Super majorities revisited

Some state propositions are no-brainers. Prop. 39, for example. After reading several criticisms of the proposition, which would lower the votes needed to win bond elections from two-thirds to 55 percent, I still need an explanation from the critics. What makes a two-third's requirement to pass bond issues fair? When it comes to school bonds, why is my selfish, self-centered, narrow-minded "No" vote worth two of your civic-minded, goodhearted "Yes" votes? Why should my "No" vote count as two against your single "Yes" vote? It makes no sense to me.

I can make just as much sense out of a three-fourths, or an 85 % threshold to pass bond issues. How about 9 out of 10?

I realize not everyone is a property owner, but this is supposedly a democracy, where each person over 17 has an equal voice if he or she chooses to exercise it. Should return to the early days of the republic, and allow only landowners to vote? The vote might even be weighted, with large landowners given more votes than small landowners.

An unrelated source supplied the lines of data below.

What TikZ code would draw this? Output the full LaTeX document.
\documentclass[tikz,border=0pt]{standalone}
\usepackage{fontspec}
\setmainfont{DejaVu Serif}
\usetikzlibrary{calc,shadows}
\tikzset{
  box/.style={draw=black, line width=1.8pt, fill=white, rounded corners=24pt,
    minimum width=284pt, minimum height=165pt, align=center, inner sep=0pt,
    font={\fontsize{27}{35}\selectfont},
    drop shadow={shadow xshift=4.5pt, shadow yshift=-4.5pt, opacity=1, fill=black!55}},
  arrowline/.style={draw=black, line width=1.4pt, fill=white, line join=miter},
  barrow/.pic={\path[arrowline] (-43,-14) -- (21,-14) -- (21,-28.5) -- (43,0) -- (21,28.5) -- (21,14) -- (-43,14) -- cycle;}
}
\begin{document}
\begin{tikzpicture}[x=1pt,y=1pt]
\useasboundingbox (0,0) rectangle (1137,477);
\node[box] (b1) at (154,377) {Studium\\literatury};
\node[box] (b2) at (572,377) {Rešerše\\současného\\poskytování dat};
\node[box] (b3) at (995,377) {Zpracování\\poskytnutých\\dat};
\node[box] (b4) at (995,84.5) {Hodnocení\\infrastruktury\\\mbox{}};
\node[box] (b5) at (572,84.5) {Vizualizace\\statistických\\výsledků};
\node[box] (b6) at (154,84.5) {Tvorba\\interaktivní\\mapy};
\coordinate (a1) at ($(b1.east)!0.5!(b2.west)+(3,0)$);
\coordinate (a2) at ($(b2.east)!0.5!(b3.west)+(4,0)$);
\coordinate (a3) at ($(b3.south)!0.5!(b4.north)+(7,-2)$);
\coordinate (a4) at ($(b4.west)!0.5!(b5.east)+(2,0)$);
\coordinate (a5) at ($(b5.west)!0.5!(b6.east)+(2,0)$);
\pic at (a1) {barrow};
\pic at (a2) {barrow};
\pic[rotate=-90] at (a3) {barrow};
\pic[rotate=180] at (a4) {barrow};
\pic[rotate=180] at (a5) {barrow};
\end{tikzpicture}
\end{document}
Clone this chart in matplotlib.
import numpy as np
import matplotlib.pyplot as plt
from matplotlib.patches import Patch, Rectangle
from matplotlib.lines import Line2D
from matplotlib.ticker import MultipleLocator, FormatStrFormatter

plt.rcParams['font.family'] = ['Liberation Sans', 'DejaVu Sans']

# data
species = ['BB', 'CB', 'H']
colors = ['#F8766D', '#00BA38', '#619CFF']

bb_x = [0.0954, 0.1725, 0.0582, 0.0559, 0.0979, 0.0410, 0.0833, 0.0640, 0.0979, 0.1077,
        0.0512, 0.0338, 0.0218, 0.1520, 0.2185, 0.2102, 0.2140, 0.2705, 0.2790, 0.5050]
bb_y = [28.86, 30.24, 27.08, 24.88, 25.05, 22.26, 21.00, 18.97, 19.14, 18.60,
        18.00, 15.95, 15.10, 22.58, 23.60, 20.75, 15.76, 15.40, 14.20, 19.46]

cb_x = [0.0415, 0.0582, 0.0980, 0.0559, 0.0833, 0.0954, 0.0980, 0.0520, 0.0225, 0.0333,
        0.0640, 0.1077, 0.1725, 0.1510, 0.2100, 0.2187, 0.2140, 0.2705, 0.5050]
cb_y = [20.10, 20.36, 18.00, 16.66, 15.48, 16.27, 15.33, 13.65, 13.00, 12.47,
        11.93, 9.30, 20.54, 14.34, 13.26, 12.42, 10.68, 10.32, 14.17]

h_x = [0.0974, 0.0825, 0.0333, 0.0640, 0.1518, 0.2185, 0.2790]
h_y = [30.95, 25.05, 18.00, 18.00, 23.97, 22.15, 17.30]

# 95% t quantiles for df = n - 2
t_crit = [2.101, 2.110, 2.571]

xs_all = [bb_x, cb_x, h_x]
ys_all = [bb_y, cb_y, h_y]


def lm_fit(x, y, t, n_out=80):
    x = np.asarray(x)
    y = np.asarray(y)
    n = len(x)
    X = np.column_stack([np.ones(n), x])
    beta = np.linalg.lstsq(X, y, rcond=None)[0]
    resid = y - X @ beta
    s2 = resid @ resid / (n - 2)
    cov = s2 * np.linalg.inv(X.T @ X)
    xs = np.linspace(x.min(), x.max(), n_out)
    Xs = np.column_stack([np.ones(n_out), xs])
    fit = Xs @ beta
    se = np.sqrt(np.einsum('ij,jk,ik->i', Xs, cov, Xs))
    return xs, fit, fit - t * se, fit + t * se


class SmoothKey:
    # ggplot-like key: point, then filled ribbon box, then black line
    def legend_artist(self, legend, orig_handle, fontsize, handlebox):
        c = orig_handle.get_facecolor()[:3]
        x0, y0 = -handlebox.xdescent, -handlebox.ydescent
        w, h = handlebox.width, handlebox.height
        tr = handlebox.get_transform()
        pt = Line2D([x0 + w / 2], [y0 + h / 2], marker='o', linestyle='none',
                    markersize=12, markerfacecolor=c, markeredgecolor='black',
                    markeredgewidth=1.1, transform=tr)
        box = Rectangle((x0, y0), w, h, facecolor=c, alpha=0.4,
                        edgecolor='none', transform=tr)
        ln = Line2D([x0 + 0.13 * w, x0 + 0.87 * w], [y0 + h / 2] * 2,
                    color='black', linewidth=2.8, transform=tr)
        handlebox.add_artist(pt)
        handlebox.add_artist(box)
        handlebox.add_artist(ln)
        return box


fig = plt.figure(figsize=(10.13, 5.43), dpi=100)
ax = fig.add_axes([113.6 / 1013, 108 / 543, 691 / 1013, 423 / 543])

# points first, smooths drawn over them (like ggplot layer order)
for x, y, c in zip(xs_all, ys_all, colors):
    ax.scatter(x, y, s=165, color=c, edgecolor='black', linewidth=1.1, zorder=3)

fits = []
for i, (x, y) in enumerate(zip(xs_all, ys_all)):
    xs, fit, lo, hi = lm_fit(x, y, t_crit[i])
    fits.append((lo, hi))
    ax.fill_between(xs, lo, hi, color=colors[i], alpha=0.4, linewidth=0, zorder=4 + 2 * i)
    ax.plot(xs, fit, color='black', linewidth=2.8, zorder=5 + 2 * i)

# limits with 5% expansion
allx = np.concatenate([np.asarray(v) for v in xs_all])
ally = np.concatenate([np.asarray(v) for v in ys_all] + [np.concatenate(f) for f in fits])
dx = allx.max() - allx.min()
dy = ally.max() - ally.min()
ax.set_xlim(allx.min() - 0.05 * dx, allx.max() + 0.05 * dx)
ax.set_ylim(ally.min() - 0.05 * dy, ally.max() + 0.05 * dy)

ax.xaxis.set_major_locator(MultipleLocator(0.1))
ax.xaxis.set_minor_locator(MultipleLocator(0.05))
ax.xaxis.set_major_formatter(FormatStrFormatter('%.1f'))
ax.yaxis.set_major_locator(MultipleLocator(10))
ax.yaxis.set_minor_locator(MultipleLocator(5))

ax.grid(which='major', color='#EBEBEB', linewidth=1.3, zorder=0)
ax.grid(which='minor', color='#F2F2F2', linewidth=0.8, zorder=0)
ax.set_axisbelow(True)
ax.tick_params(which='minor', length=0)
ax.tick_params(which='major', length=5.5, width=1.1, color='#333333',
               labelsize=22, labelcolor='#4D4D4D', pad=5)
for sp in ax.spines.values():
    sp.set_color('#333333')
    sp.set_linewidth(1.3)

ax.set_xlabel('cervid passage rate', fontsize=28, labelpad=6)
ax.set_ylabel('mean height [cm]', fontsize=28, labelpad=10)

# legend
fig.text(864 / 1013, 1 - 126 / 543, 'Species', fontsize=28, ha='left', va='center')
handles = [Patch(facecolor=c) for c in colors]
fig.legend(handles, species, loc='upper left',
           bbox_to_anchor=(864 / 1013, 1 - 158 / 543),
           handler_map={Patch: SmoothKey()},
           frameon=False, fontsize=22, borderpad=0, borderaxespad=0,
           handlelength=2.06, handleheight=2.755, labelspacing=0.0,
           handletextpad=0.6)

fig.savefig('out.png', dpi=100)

I was the person who actually caused one of San Mateo county's few elections by land owners to happen. In 1969 I naively decided to run for public office. My time was limited, however. I looked around for the smallest, most insignificant public office that existed, and decided on the San Mateo County Soil Conservation District, now the Resource Conservation District. It was a 30 year old district which had never undergone an election since its founding in 1939. Then I discovered I lived 40 feet outside the district. I advertised for a square inch of land within the district, but that didn't work, so I persuaded two friends to run instead. Instead of registered voters, only landowners voted. A husband and wife with a substandard lot had two votes. A bachelor farmer with 4000 acres would have had one vote. Absentees weren't permitted, but proxies were OK. I voted 9 proxies, if I remember right. A 16 year old boy voted several. Turnout was about five percent, with some voters who lived outside of Pacifica furious they hadn't been told what this election was all about.

Announcements of the election were sent all over the world. San Mateo County property is owned by people in Greece, China, Italy, France, etc. Name a country. Someone there owns land in this county. Would you require U.S. citizenship to vote in a local property owner's election?

To avoid having anyone except land owners decide property taxes, you must disqualify renters, the poor, students, the homeless, perhaps even landowners who don't have their own staff of gardeners. We can't let riff-raff vote on such matters. They don't count. Only people with either accumulated wealth or wealthy ancestors should be permitted to take part in the electoral process. (That's not my idea. It is the implicit attitude of people who demand a two-thirds vote to pass a bond issue.)

Prop. 39 is less unfair. It still requires a super majority, 11 ayes for every nine noes. But it doesn't tell the 65 percent of the voters who participated in one school bond election I remember that their Yes votes weren't good enough, and that the 35 percent who voted No would prevail.